L’introduction du Circular Economy Act est une grande opportunité pour l’Union européenne de développer un cadre législatif complet qui accélère la transition circulaire dont l’Europe a tant besoin. Les tensions géopolitiques globales actuelles sont l’occasion parfaite pour remettre en question le fonctionnement linéaire traditionnel de l’économie européenne et de montrer comment une économie plus indépendante et durable devrait prendre forme.
Nécessité d’une concurrence loyale au niveau européen, à l’épreuve du temps
En tant qu’ONG environnementale, Fair Resource Foundation salue l’initiative du Circular Economy Act. Les règles (harmonisées) relatives à la responsabilité élargie des producteurs (REP), l’introduction de systèmes de consigne (DRS), les marchés publics circulaires et la fiscalité progressive sont autant de piliers qui permettront d’assurer la pérennité de l’économie de l’UE.
Il est toutefois essentiel que cette opportunité soit mise à profit pour créer des conditions équitables à long terme (level-playing field) pour les entreprises et initiatives circulaires aussi bien nouvelles qu’existantes. Cela en mettant l’accent sur la prévention des produits et matériaux, le réemploi, l’économie collaborative, la réparation, la remise à neuf et le recyclage de haute qualité.
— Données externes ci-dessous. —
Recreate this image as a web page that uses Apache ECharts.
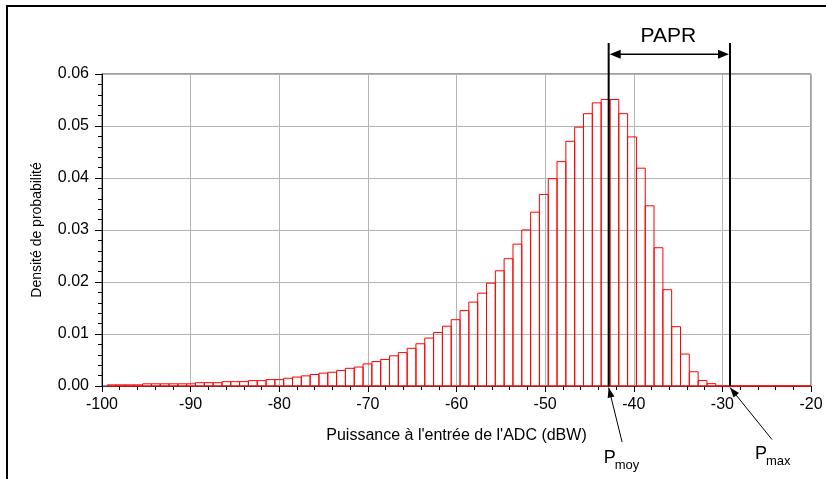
<!DOCTYPE html>
<html><head><meta charset="utf-8">
<script src="https://cdn.jsdelivr.net/npm/echarts@6/dist/echarts.min.js"></script>
<style>html,body{margin:0;padding:0;background:#fff;overflow:hidden}#c{width:826px;height:479px}</style>
</head><body><div id="c"></div>
<script>
// Bin centres (dBW) of the histogram
const binCenters = [
  -98.90, -97.91, -96.91, -95.92, -94.92, -93.93, -92.93, -91.94, -90.94, -89.95,
  -88.95, -87.96, -86.96, -85.97, -84.97, -83.98, -82.98, -81.99, -80.99, -80.00,
  -79.00, -78.01, -77.01, -76.02, -75.02, -74.03, -73.03, -72.04, -71.04, -70.05,
  -69.05, -68.06, -67.06, -66.07, -65.07, -64.08, -63.08, -62.09, -61.09, -60.10,
  -59.10, -58.11, -57.11, -56.12, -55.12, -54.13, -53.13, -52.14, -51.14, -50.15,
  -49.15, -48.16, -47.16, -46.17, -45.17, -44.18, -43.18, -42.19, -41.19, -40.20,
  -39.20, -38.21, -37.21, -36.22, -35.22, -34.23, -33.23, -32.24, -31.24, -30.25,
  -29.25, -28.26, -27.26, -26.27, -25.27, -24.28, -23.28, -22.29, -21.29, -20.30
];
// Probability density of each bin
const density = [
  0.00022, 0.00022, 0.00022, 0.00022, 0.00042, 0.00042, 0.00042, 0.00042, 0.00042, 0.00042,
  0.00064, 0.00064, 0.00064, 0.00084, 0.00084, 0.00084, 0.00103, 0.00103, 0.00123, 0.00123,
  0.00149, 0.00172, 0.00195, 0.00221, 0.00247, 0.00265, 0.00299, 0.00340, 0.00364, 0.00425,
  0.00470, 0.00511, 0.00580, 0.00642, 0.00724, 0.00812, 0.00922, 0.01030, 0.01150, 0.01275,
  0.01450, 0.01613, 0.01785, 0.01978, 0.02216, 0.02448, 0.02728, 0.03002, 0.03343, 0.03684,
  0.03987, 0.04315, 0.04706, 0.04978, 0.05237, 0.05445, 0.05510, 0.05510, 0.05237, 0.04790,
  0.04189, 0.03465, 0.02659, 0.01852, 0.01141, 0.00614, 0.00273, 0.00105, 0.00045, 0,
  0, 0, 0, 0, 0, 0, 0, 0, 0, 0
];
const binWidth = 0.995;
const pMoy = -42.83;   // mean power
const pMax = -29.14;   // peak power
const xAxisRange = [-100, -20];
const yAxisRange = [0, 0.06];
const xName = "Puissance à l'entrée de l'ADC (dBW)";
const yName = 'Densité de probabilité';
const papr = 'PAPR';
const labelMoy = ['P', 'moy'];
const labelMax = ['P', 'max'];

const FONT = "'Liberation Sans', Arial, sans-serif";
const chart = echarts.init(document.getElementById('c'), null, {renderer: 'canvas'});

function renderItem(params, api) {
  const c = api.value(0), v = api.value(1);
  const p0 = api.coord([c - binWidth / 2, v]);
  const p1 = api.coord([c + binWidth / 2, 0]);
  const cs = params.coordSys;
  const r = echarts.graphic.clipRectByRect(
    {x: p0[0], y: p0[1], width: p1[0] - p0[0], height: p1[1] - p0[1]},
    {x: cs.x, y: cs.y, width: cs.width, height: cs.height + 1});
  if (!r) return;
  return {type: 'rect', shape: r, style: {fill: 'rgba(0,0,0,0)', stroke: '#ff0000', lineWidth: 1}};
}

chart.setOption({
  animation: false,
  grid: {left: 102, right: 15, top: 74, bottom: 93, show: true, borderColor: '#404040', borderWidth: 1},
  xAxis: {
    type: 'value', min: xAxisRange[0], max: xAxisRange[1], interval: 10,
    name: xName, nameLocation: 'middle', nameGap: 42,
    nameTextStyle: {fontFamily: FONT, fontSize: 16, color: '#000'},
    axisLine: {lineStyle: {color: '#404040', width: 1}},
    axisTick: {show: true, length: 6, lineStyle: {color: '#000'}},
    minorTick: {show: true, splitNumber: 5, length: 4, lineStyle: {color: '#000'}},
    axisLabel: {fontFamily: FONT, fontSize: 16, color: '#000', margin: 11},
    splitLine: {show: true, lineStyle: {color: '#b4b4b4', width: 1}}
  },
  yAxis: {
    type: 'value', min: yAxisRange[0], max: yAxisRange[1], interval: 0.01,
    name: yName, nameLocation: 'middle', nameGap: 58, nameRotate: 90,
    nameTextStyle: {fontFamily: FONT, fontSize: 14, color: '#000'},
    axisLine: {show: true, lineStyle: {color: '#000', width: 1}},
    axisTick: {show: true, length: 7, lineStyle: {color: '#000'}},
    minorTick: {show: true, splitNumber: 5, length: 4, lineStyle: {color: '#000'}},
    axisLabel: {fontFamily: FONT, fontSize: 16, color: '#000', margin: 13,
      formatter: v => v.toFixed(2)},
    splitLine: {show: true, lineStyle: {color: '#b4b4b4', width: 1}}
  },
  series: [{
    type: 'custom', renderItem: renderItem, z: 3,
    data: binCenters.map((c, i) => [c, density[i]])
  }]
});

function arrowHead(tip, from, len, half) {
  const dx = tip[0] - from[0], dy = tip[1] - from[1];
  const d = Math.hypot(dx, dy), ux = dx / d, uy = dy / d;
  const bx = tip[0] - ux * len, by = tip[1] - uy * len;
  return [tip, [bx - uy * half, by + ux * half], [bx + uy * half, by - ux * half]];
}

const base = chart.convertToPixel({gridIndex: 0}, [pMoy, 0]);
const xm = base[0];
const xM = chart.convertToPixel({gridIndex: 0}, [pMax, 0])[0];
const yb = base[1];
const topY = 43, arrY = 54.3;
const blk = {stroke: '#000', lineWidth: 2};
const g = [];
// outer frame
g.push({type: 'polyline', shape: {points: [[7, 479], [7, 6], [826, 6]]}, style: {stroke: '#000', lineWidth: 2, fill: null}, z: 10});
// vertical markers
g.push({type: 'line', shape: {x1: xm, y1: topY, x2: xm, y2: yb}, style: blk, z: 10});
g.push({type: 'line', shape: {x1: xM, y1: topY, x2: xM, y2: yb}, style: blk, z: 10});
// PAPR double arrow
g.push({type: 'line', shape: {x1: xm + 4, y1: arrY, x2: xM - 4, y2: arrY}, style: {stroke: '#000', lineWidth: 1.5}, z: 10});
g.push({type: 'polygon', shape: {points: arrowHead([xm + 1, arrY], [xM, arrY], 11, 4.5)}, style: {fill: '#000'}, z: 10});
g.push({type: 'polygon', shape: {points: arrowHead([xM - 1, arrY], [xm, arrY], 11, 4.5)}, style: {fill: '#000'}, z: 10});
g.push({type: 'text', x: (xm + xM) / 2 - 1, y: 36, style: {text: papr, font: '21px ' + FONT, fill: '#000', align: 'center', verticalAlign: 'middle'}, z: 10});
// pointer arrows
const tipM = [xm, yb + 1.5], tailM = [xm + 13.4, yb + 56];
const tipX = [xM, yb + 1.5], tailX = [xM + 42, yb + 53.5];
[[tipM, tailM], [tipX, tailX]].forEach(([tip, tail]) => {
  g.push({type: 'line', shape: {x1: tail[0], y1: tail[1], x2: tip[0], y2: tip[1]}, style: {stroke: '#000', lineWidth: 1}, z: 10});
  g.push({type: 'polygon', shape: {points: arrowHead(tip, tail, 10, 3.5)}, style: {fill: '#000'}, z: 10});
});
// labels P_moy, P_max
function pLabel(x, baseY, parts) {
  g.push({type: 'text', x: x, y: baseY, style: {text: parts[0], font: '18px ' + FONT, fill: '#000', align: 'left', verticalAlign: 'bottom'}, z: 10});
  g.push({type: 'text', x: x + 11, y: baseY + 5, style: {text: parts[1], font: '13px ' + FONT, fill: '#000', align: 'left', verticalAlign: 'bottom'}, z: 10});
}
pLabel(xm - 5, 467, labelMoy);
pLabel(xM + 25, 463, labelMax);
chart.setOption({graphic: {elements: g}});
</script>
</body></html>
À l’heure actuelle, ces conditions équitables n’existent pas en raison de la concurrence déloyale des produits fabriqués à partir de matériaux bon marché et de mauvaise qualité qui inondent le marché européen, affectant ainsi toutes les parties prenantes travaillant dans le domaine de la circularité. De nombreux pionniers de l’économie circulaire aux Pays-Bas (New Optimist, Schreuder, Umincorp, i-did) et dans d’autres pays européens font faillite en raison de l’absence de conditions de marché équitables. Rien qu’en 2024, cinq recycleurs de plastique néerlandais ont fait faillite, sans parler des nombreuses petites entreprises qui travaillent dans le domaine de la prévention et du réemploi.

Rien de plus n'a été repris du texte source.